--- Start ---

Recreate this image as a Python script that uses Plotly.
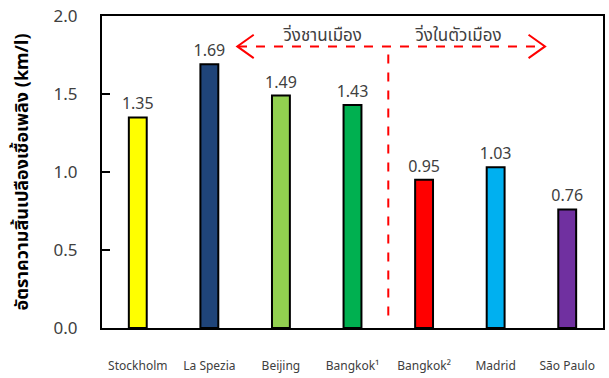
import plotly.graph_objects as go

cities = ["Stockholm", "La Spezia", "Beijing", "Bangkok¹", "Bangkok²", "Madrid", "São Paulo"]
km_per_litre = [1.35, 1.69, 1.49, 1.43, 0.95, 1.03, 0.76]
bar_colors = ["#FFFF00", "#1F4479", "#92D050", "#00B050", "#FF0000", "#00B0F0", "#7030A0"]
y_ticks = [0.0, 0.5, 1.0, 1.5, 2.0]

suburban_label = "วิ่งชานเมือง"
urban_label = "วิ่งในตัวเมือง"
y_title = "อัตราความสิ้นเปลืองเชื้อเพลิง (km/l)"

font_family = "Noto Sans, Noto Sans Thai, sans-serif"
text_grey = "#404040"

fig = go.Figure()
fig.add_trace(go.Bar(
    x=list(range(len(cities))),
    y=km_per_litre,
    width=0.25,
    marker=dict(color=bar_colors, line=dict(color="black", width=2)),
    text=[f"{v:.2f}" for v in km_per_litre],
    textposition="outside",
    constraintext="none",
    textfont=dict(family=font_family, size=16, color=text_grey),
    cliponaxis=False,
))

dash_style = dict(color="#FF0000", width=2, dash="dash")
# group divider and the horizontal guide line
fig.add_shape(type="line", xref="x", yref="y", x0=3.5, x1=3.5, y0=0.08, y1=1.805, line=dash_style)
fig.add_shape(type="line", xref="x", yref="y", x0=1.4, x1=5.68, y0=1.805, y1=1.805, line=dash_style)
# arrow heads
fig.add_shape(type="path", xref="x", yref="y",
              path="M 1.62 1.88 L 1.39 1.805 L 1.62 1.73",
              line=dict(color="#FF0000", width=2))
fig.add_shape(type="path", xref="x", yref="y",
              path="M 5.46 1.88 L 5.69 1.805 L 5.46 1.73",
              line=dict(color="#FF0000", width=2))

fig.add_annotation(x=2.58, y=1.88, xref="x", yref="y", text=suburban_label, showarrow=False,
                   font=dict(family=font_family, size=17, color=text_grey), yanchor="middle")
fig.add_annotation(x=4.48, y=1.88, xref="x", yref="y", text=urban_label, showarrow=False,
                   font=dict(family=font_family, size=17, color=text_grey), yanchor="middle")

fig.update_layout(
    width=609, height=378,
    margin=dict(l=102, r=4, t=12, b=48),
    paper_bgcolor="white", plot_bgcolor="white",
    showlegend=False,
    xaxis=dict(
        range=[-0.5, 6.5],
        tickmode="array", tickvals=list(range(len(cities))), ticktext=cities,
        tickfont=dict(family=font_family, size=12, color=text_grey),
        showline=True, linecolor="black", linewidth=2, mirror=True,
        showgrid=False, ticks="", ticklabelstandoff=26,
    ),
    yaxis=dict(
        range=[0, 2.0],
        tickmode="array", tickvals=y_ticks, ticktext=[f"{t:.1f}" for t in y_ticks],
        tickfont=dict(family=font_family, size=17, color=text_grey),
        showline=True, linecolor="black", linewidth=2, mirror=True,
        showgrid=False, zeroline=False,
        ticks="inside", ticklen=8, tickwidth=2, tickcolor="black",
        ticklabelstandoff=19, ticklabeloverflow="allow",
        title=dict(text=f"<b>{y_title}</b>", font=dict(family=font_family, size=18, color="black"),
                   standoff=20),
    ),
)

fig.write_html("out.html")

--- End ---

The data above should be repeated exactly, minus any pictures.

TASK SOLUTION =
Recreate this image as a Python script that uses Plotly.
import plotly.graph_objects as go

cities = ["Stockholm", "La Spezia", "Beijing", "Bangkok¹", "Bangkok²", "Madrid", "São Paulo"]
km_per_litre = [1.35, 1.69, 1.49, 1.43, 0.95, 1.03, 0.76]
bar_colors = ["#FFFF00", "#1F4479", "#92D050", "#00B050", "#FF0000", "#00B0F0", "#7030A0"]
y_ticks = [0.0, 0.5, 1.0, 1.5, 2.0]

suburban_label = "วิ่งชานเมือง"
urban_label = "วิ่งในตัวเมือง"
y_title = "อัตราความสิ้นเปลืองเชื้อเพลิง (km/l)"

font_family = "Noto Sans, Noto Sans Thai, sans-serif"
text_grey = "#404040"

fig = go.Figure()
fig.add_trace(go.Bar(
    x=list(range(len(cities))),
    y=km_per_litre,
    width=0.25,
    marker=dict(color=bar_colors, line=dict(color="black", width=2)),
    text=[f"{v:.2f}" for v in km_per_litre],
    textposition="outside",
    constraintext="none",
    textfont=dict(family=font_family, size=16, color=text_grey),
    cliponaxis=False,
))

dash_style = dict(color="#FF0000", width=2, dash="dash")
# group divider and the horizontal guide line
fig.add_shape(type="line", xref="x", yref="y", x0=3.5, x1=3.5, y0=0.08, y1=1.805, line=dash_style)
fig.add_shape(type="line", xref="x", yref="y", x0=1.4, x1=5.68, y0=1.805, y1=1.805, line=dash_style)
# arrow heads
fig.add_shape(type="path", xref="x", yref="y",
              path="M 1.62 1.88 L 1.39 1.805 L 1.62 1.73",
              line=dict(color="#FF0000", width=2))
fig.add_shape(type="path", xref="x", yref="y",
              path="M 5.46 1.88 L 5.69 1.805 L 5.46 1.73",
              line=dict(color="#FF0000", width=2))

fig.add_annotation(x=2.58, y=1.88, xref="x", yref="y", text=suburban_label, showarrow=False,
                   font=dict(family=font_family, size=17, color=text_grey), yanchor="middle")
fig.add_annotation(x=4.48, y=1.88, xref="x", yref="y", text=urban_label, showarrow=False,
                   font=dict(family=font_family, size=17, color=text_grey), yanchor="middle")

fig.update_layout(
    width=609, height=378,
    margin=dict(l=102, r=4, t=12, b=48),
    paper_bgcolor="white", plot_bgcolor="white",
    showlegend=False,
    xaxis=dict(
        range=[-0.5, 6.5],
        tickmode="array", tickvals=list(range(len(cities))), ticktext=cities,
        tickfont=dict(family=font_family, size=12, color=text_grey),
        showline=True, linecolor="black", linewidth=2, mirror=True,
        showgrid=False, ticks="", ticklabelstandoff=26,
    ),
    yaxis=dict(
        range=[0, 2.0],
        tickmode="array", tickvals=y_ticks, ticktext=[f"{t:.1f}" for t in y_ticks],
        tickfont=dict(family=font_family, size=17, color=text_grey),
        showline=True, linecolor="black", linewidth=2, mirror=True,
        showgrid=False, zeroline=False,
        ticks="inside", ticklen=8, tickwidth=2, tickcolor="black",
        ticklabelstandoff=19, ticklabeloverflow="allow",
        title=dict(text=f"<b>{y_title}</b>", font=dict(family=font_family, size=18, color="black"),
                   standoff=20),
    ),
)

fig.write_html("out.html")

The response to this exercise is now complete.